Sie haben Ihre Studie schon 2012 veröffentlicht und den deutschen Handball als „trägen Tanker“ bezeichnet. Ist er, wie Sie damals forderten, angeschoben worden?
Klaus Cachay: Nicht mit strategischen Maßnahmen. Es gibt erste, bescheidene Versuche. Wenn ich die Interviews mit Bob Hanning (Geschäftsführer der Füchse Berlin, d.Red.) lese, dann hat Berlin dies erkannt. Aber strategisch wird dies von den Vereinen noch nicht genutzt. Es mag Einzelfälle geben, aber systematisch auf gar keinen Fall. Ich glaube, das Phänomen wird jedem einleuchten. Nur: So lange es mir gut geht im Handball und ich als Verein erfolgreich bin, habe ich ja keine Not. Wir müssen die Problematik sehen, die unweigerlich auf uns zukommt. Wir haben heute ja schon in bestimmten Bereichen Schwierigkeiten, müssen Spielgemeinschaften gründen. Es ist ja nicht so, dass wir auf Dauer damit rechnen können, genug Potenzial zu haben.
Wie bewerten Sie vor diesem Hintergrund das Aufeinandertreffen von Flensburg und Besiktas in der Champions League?

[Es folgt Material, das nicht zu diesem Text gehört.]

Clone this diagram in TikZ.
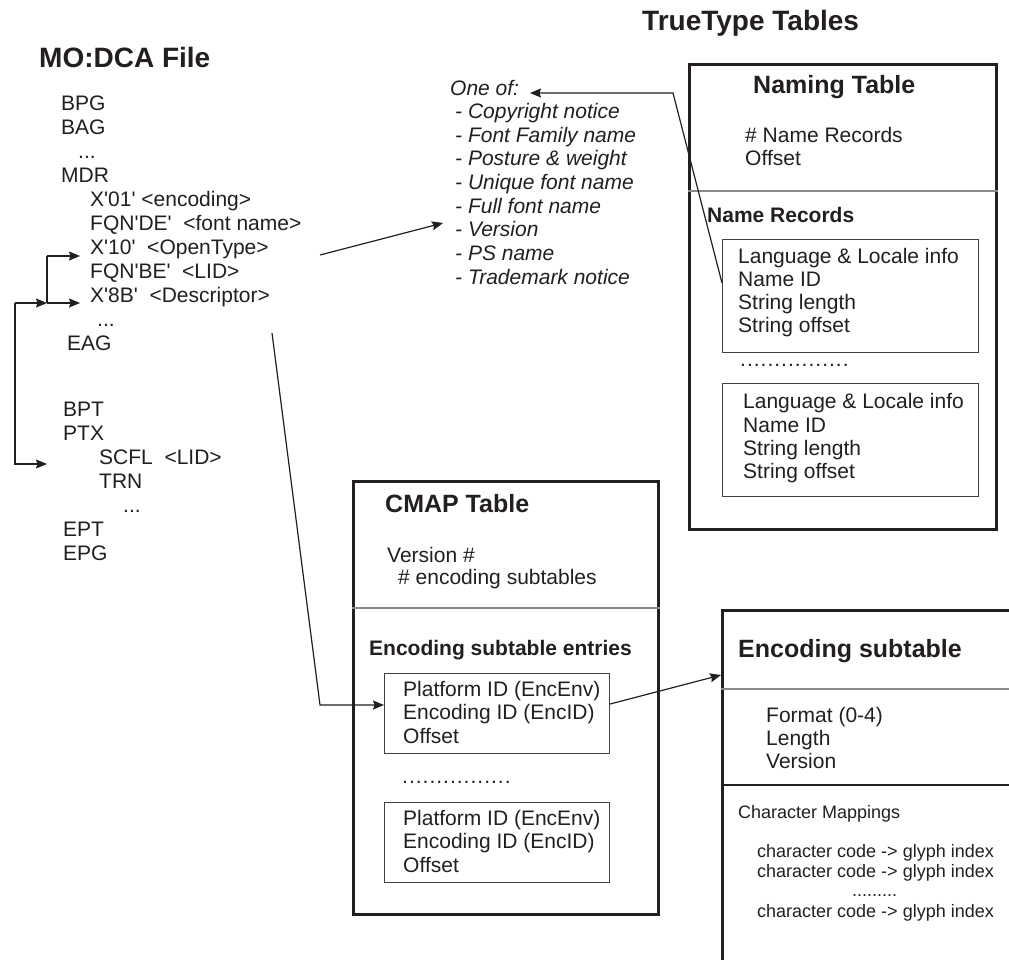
\documentclass[tikz,border=0pt]{standalone}
\usepackage{fontspec}
\newfontfamily\arial{Liberation Sans}
\usetikzlibrary{arrows.meta}
\definecolor{ink}{HTML}{231F20}
\definecolor{rule}{HTML}{8A8A8A}
\newcommand\spdot{.\kern1pt}
\newcommand\dotrow{\spdot\spdot\spdot\spdot\spdot\spdot\spdot\spdot\spdot\spdot\spdot\spdot\spdot\spdot\spdot.}
\begin{document}
\begin{tikzpicture}[x=1pt,y=-1pt,
  txt/.style={anchor=base west,inner sep=0pt,text=ink,font=\arial\fontsize{21}{25}\selectfont},
  ital/.style={txt,font=\arial\itshape\fontsize{21}{25}\selectfont},
  bigtitle/.style={txt,font=\arial\bfseries\fontsize{28}{32}\selectfont},
  tabtitle/.style={txt,font=\arial\bfseries\fontsize{25}{30}\selectfont},
  subhead/.style={txt,font=\arial\bfseries\fontsize{21}{25}\selectfont},
  smalltxt/.style={txt,font=\arial\fontsize{18}{21}\selectfont},
  outerbox/.style={draw=ink,line width=2.8pt,anchor=north west,inner sep=0pt},
  innerbox/.style={draw=ink!85,line width=1.1pt,anchor=north west,inner sep=0pt},
  divider/.style={draw=rule,line width=1.1pt},
  conn/.style={draw=ink,line width=1.2pt},
  arr/.style={conn,-{Stealth[length=11pt,width=9pt,inset=1.5pt]}}]
\useasboundingbox (0,0) rectangle (1009,959);
\fill[white] (0,0) rectangle (1009,959);
\clip (0,0) rectangle (1009,959);

% ---------------- MO:DCA file ----------------
\node[bigtitle] (t1) at (39,67) {MO:DCA File};
\node[txt] (bpg) at (61,110) {BPG};
\node[txt] (bag) at (61,134) {BAG};
\node[txt] (d1) at (78,158) {...};
\node[txt] (mdr) at (61,182) {MDR};
\node[txt] (x01) at (90,206) {X'01' <encoding>};
\node[txt] (fqnde) at (90,230) {FQN'DE'\ \ <font name>};
\node[txt] (x10) at (90,254) {X'10'\ \ <OpenType>};
\node[txt] (fqnbe) at (90,278) {FQN'BE'\ \ <LID>};
\node[txt] (x8b) at (90,302) {X'8B'\ \ <Descriptor>};
\node[txt] (d2) at (97,326) {...};
\node[txt] (eag) at (67,350) {EAG};
\node[txt] (bpt) at (63,416) {BPT};
\node[txt] (ptx) at (63,440) {PTX};
\node[txt] (scfl) at (99,464) {SCFL\ \ <LID>};
\node[txt] (trn) at (99,488) {TRN};
\node[txt] (d3) at (123,512) {...};
\node[txt] (ept) at (63,536) {EPT};
\node[txt] (epg) at (63,560) {EPG};

% ---------------- italic list ----------------
\node[ital] (oneof) at (450,95) {One of:};
\node[ital] (i1) at (455,118.6) {- Copyright notice};
\node[ital] (i2) at (455,142.3) {- Font Family name};
\node[ital] (i3) at (455,165.9) {- Posture \& weight};
\node[ital] (i4) at (455,189.5) {- Unique font name};
\node[ital] (i5) at (455,213) {- Full font name};
\node[ital] (i6) at (455,236.8) {- Version};
\node[ital] (i7) at (455,260.4) {- PS name};
\node[ital] (i8) at (455,284) {- Trademark notice};

\node[bigtitle] (t2) at (642,30) {TrueType Tables};

% ---------------- Naming table ----------------
\node[outerbox,minimum width=307pt,minimum height=465pt] (ntab) at (688,63) {};
\node[tabtitle] (ntitle) at (753,93) {Naming Table};
\node[txt] (nrecs) at (745,142) {\# Name Records};
\node[txt] (noff) at (745,165) {Offset};
\draw[divider] (ntab.west |- 0,191) -- (ntab.east |- 0,191);
\node[subhead] (nrhead) at (707,222) {Name Records};
\node[innerbox,minimum width=256pt,minimum height=113pt] (nrec1) at (722,239) {};
\node[txt] (a1) at (738,263) {Language \& Locale info};
\node[txt] (a2) at (738,286) {Name ID};
\node[txt] (a3) at (738,309) {String length};
\node[txt] (a4) at (738,332) {String offset};
\node[txt] (ndots) at (740,366) {\dotrow};
\node[innerbox,minimum width=256pt,minimum height=113pt] (nrec2) at (722,383) {};
\node[txt] (b1) at (743,408) {Language \& Locale info};
\node[txt] (b2) at (743,432) {Name ID};
\node[txt] (b3) at (743,455) {String length};
\node[txt] (b4) at (743,478) {String offset};

% ---------------- CMAP table ----------------
\node[outerbox,minimum width=305pt,minimum height=433pt] (cmap) at (352,480) {};
\node[tabtitle] (ctitle) at (385,512) {CMAP Table};
\node[txt] (cver) at (387,562) {Version \#};
\node[txt] (cnum) at (398,584) {\# encoding subtables};
\draw[divider] (cmap.west |- 0,608) -- (cmap.east |- 0,608);
\node[subhead] (chead) at (369,655) {Encoding subtable entries};
\node[innerbox,minimum width=225pt,minimum height=80pt] (cbox1) at (384,673) {};
\node[txt] (p1) at (403,696) {Platform ID (EncEnv)};
\node[txt] (p2) at (403,719) {Encoding ID (EncID)};
\node[txt] (p3) at (403,743) {Offset};
\node[txt] (cdots) at (402,783) {\dotrow};
\node[innerbox,minimum width=225pt,minimum height=80pt] (cbox2) at (384,802) {};
\node[txt] (q1) at (403,825) {Platform ID (EncEnv)};
\node[txt] (q2) at (403,848) {Encoding ID (EncID)};
\node[txt] (q3) at (403,872) {Offset};

% ---------------- Encoding subtable ----------------
\node[outerbox,minimum width=330pt,minimum height=400pt] (enc) at (721,609) {};
\node[tabtitle] (etitle) at (738,657) {Encoding subtable};
\draw[divider] (enc.west |- 0,689) -- (enc.east |- 0,689);
\node[txt] (e1) at (766,722) {Format (0-4)};
\node[txt] (e2) at (766,745) {Length};
\node[txt] (e3) at (766,768) {Version};
\draw[divider,draw=ink] (enc.west |- 0,785) -- (enc.east |- 0,785);
\node[smalltxt] (cm) at (738,818) {Character Mappings};
\node[smalltxt] (m1) at (757,857) {character code -> glyph index};
\node[smalltxt] (m2) at (757,877) {character code -> glyph index};
\node[smalltxt] (mdots) at (852,896) {.........};
\node[smalltxt] (m3) at (757,917) {character code -> glyph index};

% ---------------- connectors ----------------
\coordinate (lidtop) at (15,303);
\coordinate (lidbot) at (15,464);
\coordinate (lidmid) at (47,303);
\coordinate (lidup) at (47,256);
\draw[conn] (lidmid) -- (lidup);
\draw[arr] (lidtop) -- (lidmid);
\draw[arr] (lidmid) -- (80,303);
\draw[arr] (lidup) -- (80,256);
\draw[arr] (lidtop) -- (lidbot) -- (47,464);

\coordinate (mdrout) at (320,255);
\coordinate (listin) at (443,223);
\draw[arr] (mdrout) -- (listin);

\coordinate (nbend) at (673,93);
\draw[arr] (nrec1.west |- 0,283) -- (nbend) -- (530,93);

\coordinate (cstart) at (272,333);
\coordinate (cbend) at (320,705);
\draw[arr] (cstart) -- (cbend) -- (cbox1.west |- 0,705);

\draw[arr] (cbox1.east |- 0,704) -- (enc.west |- 0,675);
\end{tikzpicture}
\end{document}
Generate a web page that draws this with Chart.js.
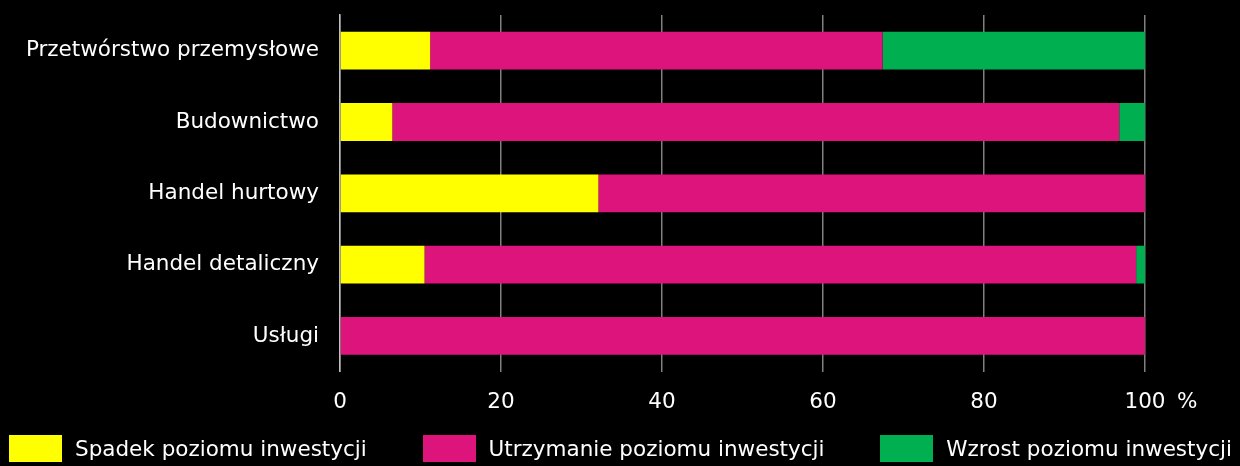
<!DOCTYPE html>
<html>
<head>
<meta charset="utf-8">
<script src="https://cdn.jsdelivr.net/npm/chart.js@4/dist/chart.umd.min.js"></script>
<style>
html,body{margin:0;padding:0;background:#000;}
#wrap{width:1240px;height:466px;position:relative;overflow:hidden;}
#legend{position:absolute;left:9px;right:8px;top:435px;height:27px;display:flex;justify-content:space-between;align-items:center;font-family:'DejaVu Sans',sans-serif;font-size:21.5px;color:#fff;}
#legend .item{display:flex;align-items:center;white-space:nowrap;}
#legend .box{width:53px;height:27px;margin-right:13px;}
</style>
</head>
<body>
<div id="wrap"><canvas id="c" width="1240" height="466"></canvas><div id="legend"></div></div>
<script>
const categories = ["Przetwórstwo przemysłowe", "Budownictwo", "Handel hurtowy", "Handel detaliczny", "Usługi"];
const spadek = [11.2, 6.5, 32.1, 10.5, 0];
const utrzymanie = [56.2, 90.3, 67.9, 88.4, 100];
const wzrost = [32.6, 3.2, 0, 1.1, 0];
const seriesNames = ["Spadek poziomu inwestycji", "Utrzymanie poziomu inwestycji", "Wzrost poziomu inwestycji"];
const seriesColors = ["#ffff00", "#de147d", "#00b050"];
const xTicks = [0, 20, 40, 60, 80, 100];
const unitLabel = "%";

const FONT = "'DejaVu Sans', sans-serif";
const FS = 21.5;

const pctPlugin = {
  id: 'pct',
  afterDraw(chart) {
    const ctx = chart.ctx;
    const xs = chart.scales.x;
    const x = xs.getPixelForValue(100);
    ctx.save();
    ctx.fillStyle = '#fff';
    ctx.font = FS + "px " + FONT;
    ctx.textBaseline = 'middle';
    ctx.textAlign = 'left';
    ctx.fillText(unitLabel, x + 32, chart.chartArea.bottom + 31);
    ctx.restore();
  }
};

const chart = new Chart(document.getElementById('c'), {
  type: 'bar',
  data: {
    labels: categories,
    datasets: [
      {label: seriesNames[0], data: spadek, backgroundColor: seriesColors[0]},
      {label: seriesNames[1], data: utrzymanie, backgroundColor: seriesColors[1]},
      {label: seriesNames[2], data: wzrost, backgroundColor: seriesColors[2]}
    ]
  },
  options: {
    indexAxis: 'y',
    responsive: false,
    animation: false,
    maintainAspectRatio: false,
    categoryPercentage: 0.53,
    barPercentage: 1.0,
    layout: {padding: {left: 0, right: 95, top: 15, bottom: 50}},
    scales: {
      x: {
        stacked: true,
        min: 0, max: 100,
        afterBuildTicks(s) { s.ticks = xTicks.map(v => ({value: v})); },
        afterFit(s) { s.height = 44.4; },
        ticks: {color: '#fff', font: {family: FONT, size: FS}, padding: 18},
        grid: {color: '#808080', lineWidth: 1.5, drawTicks: false},
        border: {display: false}
      },
      y: {
        stacked: true,
        afterFit(s) { s.width = 340; s.paddingTop = 0; s.paddingBottom = 0; },
        ticks: {color: '#fff', font: {family: FONT, size: FS}, padding: 21},
        grid: {display: false, drawTicks: false},
        border: {display: true, color: '#c0c0c0', width: 1.5}
      }
    },
    plugins: {
      legend: {display: false},
      tooltip: {enabled: false}
    }
  },
  plugins: [pctPlugin]
});

const leg = document.getElementById('legend');
chart.data.datasets.forEach(ds => {
  const it = document.createElement('div');
  it.className = 'item';
  const b = document.createElement('div');
  b.className = 'box';
  b.style.background = ds.backgroundColor;
  const t = document.createElement('span');
  t.textContent = ds.label;
  it.appendChild(b); it.appendChild(t);
  leg.appendChild(it);
});
</script>
</body>
</html>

Klaus Cachay: Es könnte eine hervorragende Möglichkeit sein, Kindern mit einem bestimmten kulturellen Hintergrund deutlich zu machen, dass Handball auch für sie eine attraktive Sportart sein kann. Es wäre schön, wenn auf internationaler Ebene eine deutlichere Markierung türkischer Vereine erkennbar wäre. Dieses ungewöhnliche Ereignis ist sicherlich etwas, das man als positives Zeichen nehmen kann, weil es unter Umständen Formen der Identifikation bestimmter Gruppen mit dieser Sportart ermöglicht. Mehr darf man davon nicht erwarten.
Wie kann der Handball dieses Ereignis nutzen?
Klaus Cachay: Indem man es in den Medien kommuniziert. Allein die Tatsache, dass darüber geschrieben wird, ist ja ein Aufmerksamkeitsanker. Sehr viel mehr kann man an der Stelle nicht machen.
Die SG Flensburg-Handewitt hat mit Ahmed Elahmar bis Saisonende einen Ägypter ausgeliehen. Können auch solche Personalentscheidungen von Vereinen sich positiv auswirken?
Klaus Cachay: Ob es sich positiv auswirkt, weiß ich nicht. Zunächst wird daran deutlich, dass auch für Menschen aus dieser bestimmten Kultur Handball eine attraktive Sportart ist. Das könnte selbstverständlich auch ein Anker sein, der an dieser Stelle wirken könnte.